Thomas portera toujours un regard empli de poésie sur la nature qui l'entoure, saura rencontrer de belles personnes, et aidera les autres à devenir meilleurs. Il assurera sa féminité dans un contexte peu propice à son épanouissement et pourtant sera un féroce combattant quand il s'agira de sauver sa peau. Il posera sur les autres un regard plein d'attention et de tolérance et saura comprendre la psychologie des êtres humains qui l'entourent.
La vie ne fait pas de cadeau à ces personnages.
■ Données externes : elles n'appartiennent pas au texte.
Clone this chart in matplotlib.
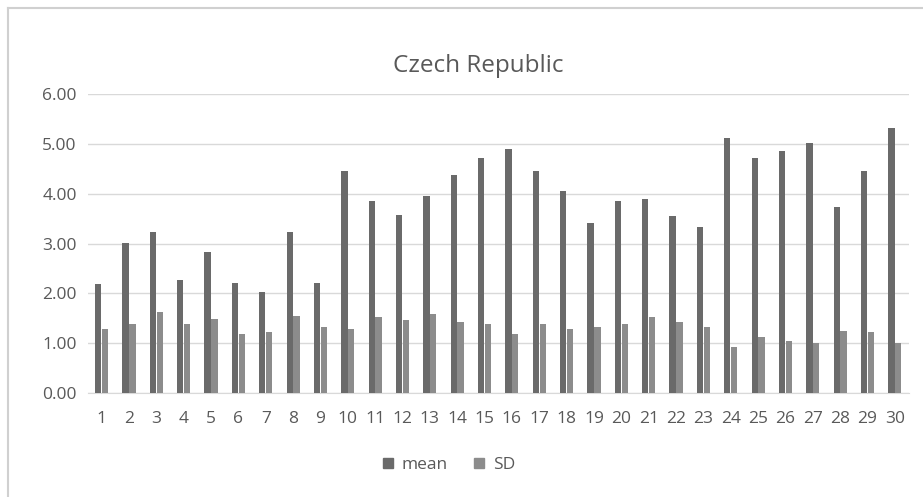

Ils s'aiment mais souffrent atrocement car ils ont faim, ils ont froid, ils ont peur de se perdre, ils vivent des moments d'horreur, des doutes, ne savent plus à qui faire confiance.
Bien entendu, vous vous en doutez, les passages sur les massacres des indiens sont absolument atroces et j'ai failli à plusieurs reprises lacher le livre. Mais il y a au coeur de ses pages tellement d'amour, de respect, de tendresse au milieu du chaos que cela nous permet de tenir durant la lecture de ces passages violents.
L'auteur donne la parole à Winona, leur fille adoptive dans une suite intitulée "Des milliers de lune". Bien entendu, j'essaierai de la trouver.
Lire au sujet de ce roman la très belle chronique chez Ingannmic ICI et d'autres avis plus contrasté sur Babelio ICI.
Quelle miséricorde y-a-t-il là-dedans, quel Dieu ? Je l'ignore. Sans doute aucun. Le diable est partout ce jour là. Tuez-les tous. Laissez rien en vie. Alors on les a tous tués. Il en restera même pas un pour raconter cette histoire.
Une grande part de la vie, c'est ça. Quand je me retourne sur ma cinquantaine d'années, je me demande comment elles ont passé. Comme ça, j'imagine, sans que j'y prête vraiment attention. La mémoire d'un homme contient une centaine de jours, alors qu'il en a vécu des milliers. C'est ainsi. On dispose d'un stock de jours, qu'on dépense comme des ivrognes sans cervelle. C'est pas une critique, juste une constatation.